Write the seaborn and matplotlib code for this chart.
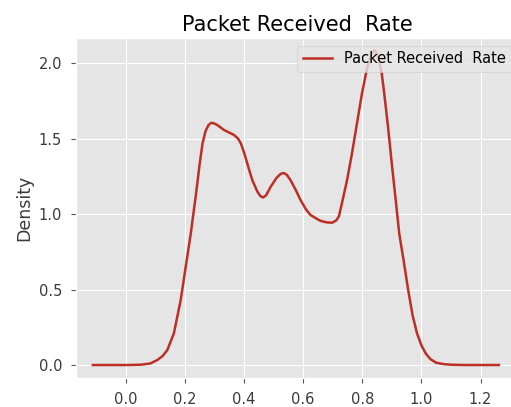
import matplotlib
matplotlib.use("Agg")
import matplotlib.pyplot as plt
import seaborn as sns
import pandas as pd

# Values
x_vals = [-0.111, -0.05, 0.0, 0.05, 0.083, 0.107, 0.125, 0.141, 0.163, 0.186,
          0.203, 0.22, 0.237, 0.25, 0.26, 0.27, 0.28, 0.29, 0.30, 0.31,
          0.332, 0.35, 0.366, 0.38, 0.389, 0.40, 0.415, 0.428, 0.445, 0.455,
          0.465, 0.475, 0.49, 0.51, 0.525, 0.535, 0.545, 0.557, 0.575, 0.591,
          0.61, 0.625, 0.645, 0.659, 0.68, 0.698, 0.712, 0.721, 0.731, 0.748,
          0.765, 0.782, 0.799, 0.815, 0.824, 0.833, 0.841, 0.85, 0.858, 0.866,
          0.876, 0.888, 0.9, 0.913, 0.925, 0.94, 0.955, 0.97, 0.985, 1.0,
          1.015, 1.03, 1.05, 1.075, 1.1, 1.15, 1.262]
density = [0.0, 0.0, 0.0, 0.002, 0.01, 0.033, 0.06, 0.10, 0.21, 0.43,
           0.65, 0.87, 1.12, 1.33, 1.47, 1.55, 1.59, 1.605, 1.60, 1.59,
           1.558, 1.54, 1.525, 1.50, 1.47, 1.41, 1.31, 1.226, 1.15, 1.12,
           1.11, 1.125, 1.18, 1.24, 1.268, 1.272, 1.26, 1.226, 1.16, 1.094,
           1.03, 0.994, 0.97, 0.955, 0.945, 0.943, 0.958, 0.985, 1.07, 1.22,
           1.40, 1.60, 1.80, 1.955, 2.02, 2.07, 2.085, 2.06, 2.01, 1.93,
           1.77, 1.56, 1.33, 1.094, 0.87, 0.69, 0.50, 0.33, 0.21, 0.13,
           0.075, 0.04, 0.015, 0.006, 0.002, 0.0, 0.0]
series_label = "Packet Received  Rate"
title_text = "Packet Received  Rate"
x_ticks = [0.0, 0.2, 0.4, 0.6, 0.8, 1.0, 1.2]
y_ticks = [0.0, 0.5, 1.0, 1.5, 2.0]

df = pd.DataFrame({"x": x_vals, "Density": density})

plt.style.use("ggplot")
fig = plt.figure(figsize=(5.11, 4.07), dpi=100)
ax = fig.add_axes([0.1487, 0.072, 0.867, 0.834])

sns.lineplot(data=df, x="x", y="Density", ax=ax, color="#bd2f26",
             linewidth=1.8, label=series_label, estimator=None, sort=False)

ax.set_xlim(-0.168, 1.33)
ax.set_ylim(-0.084, 2.165)
ax.set_xticks(x_ticks)
ax.set_yticks(y_ticks)
ax.set_xticklabels([f"{t:.1f}" for t in x_ticks], fontsize=10.5)
ax.set_yticklabels([f"{t:.1f}" for t in y_ticks], fontsize=10.5)
ax.tick_params(axis="both", length=3.5, pad=6.5, labelcolor="#3a3a3a")
ax.set_xlabel("")
ax.set_ylabel("Density", fontsize=12.5, color="#3a3a3a")
ax.set_title(title_text, fontsize=15, color="black", pad=5)
ax.legend(loc="upper right", fontsize=10.5)

fig.savefig("out.png", dpi=100)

### Written exercise
Copy each line above precisely, dropping the pictures.

### Solution below
Write the seaborn and matplotlib code for this chart.
import matplotlib
matplotlib.use("Agg")
import matplotlib.pyplot as plt
import seaborn as sns
import pandas as pd

# Values
x_vals = [-0.111, -0.05, 0.0, 0.05, 0.083, 0.107, 0.125, 0.141, 0.163, 0.186,
          0.203, 0.22, 0.237, 0.25, 0.26, 0.27, 0.28, 0.29, 0.30, 0.31,
          0.332, 0.35, 0.366, 0.38, 0.389, 0.40, 0.415, 0.428, 0.445, 0.455,
          0.465, 0.475, 0.49, 0.51, 0.525, 0.535, 0.545, 0.557, 0.575, 0.591,
          0.61, 0.625, 0.645, 0.659, 0.68, 0.698, 0.712, 0.721, 0.731, 0.748,
          0.765, 0.782, 0.799, 0.815, 0.824, 0.833, 0.841, 0.85, 0.858, 0.866,
          0.876, 0.888, 0.9, 0.913, 0.925, 0.94, 0.955, 0.97, 0.985, 1.0,
          1.015, 1.03, 1.05, 1.075, 1.1, 1.15, 1.262]
density = [0.0, 0.0, 0.0, 0.002, 0.01, 0.033, 0.06, 0.10, 0.21, 0.43,
           0.65, 0.87, 1.12, 1.33, 1.47, 1.55, 1.59, 1.605, 1.60, 1.59,
           1.558, 1.54, 1.525, 1.50, 1.47, 1.41, 1.31, 1.226, 1.15, 1.12,
           1.11, 1.125, 1.18, 1.24, 1.268, 1.272, 1.26, 1.226, 1.16, 1.094,
           1.03, 0.994, 0.97, 0.955, 0.945, 0.943, 0.958, 0.985, 1.07, 1.22,
           1.40, 1.60, 1.80, 1.955, 2.02, 2.07, 2.085, 2.06, 2.01, 1.93,
           1.77, 1.56, 1.33, 1.094, 0.87, 0.69, 0.50, 0.33, 0.21, 0.13,
           0.075, 0.04, 0.015, 0.006, 0.002, 0.0, 0.0]
series_label = "Packet Received  Rate"
title_text = "Packet Received  Rate"
x_ticks = [0.0, 0.2, 0.4, 0.6, 0.8, 1.0, 1.2]
y_ticks = [0.0, 0.5, 1.0, 1.5, 2.0]

df = pd.DataFrame({"x": x_vals, "Density": density})

plt.style.use("ggplot")
fig = plt.figure(figsize=(5.11, 4.07), dpi=100)
ax = fig.add_axes([0.1487, 0.072, 0.867, 0.834])

sns.lineplot(data=df, x="x", y="Density", ax=ax, color="#bd2f26",
             linewidth=1.8, label=series_label, estimator=None, sort=False)

ax.set_xlim(-0.168, 1.33)
ax.set_ylim(-0.084, 2.165)
ax.set_xticks(x_ticks)
ax.set_yticks(y_ticks)
ax.set_xticklabels([f"{t:.1f}" for t in x_ticks], fontsize=10.5)
ax.set_yticklabels([f"{t:.1f}" for t in y_ticks], fontsize=10.5)
ax.tick_params(axis="both", length=3.5, pad=6.5, labelcolor="#3a3a3a")
ax.set_xlabel("")
ax.set_ylabel("Density", fontsize=12.5, color="#3a3a3a")
ax.set_title(title_text, fontsize=15, color="black", pad=5)
ax.legend(loc="upper right", fontsize=10.5)

fig.savefig("out.png", dpi=100)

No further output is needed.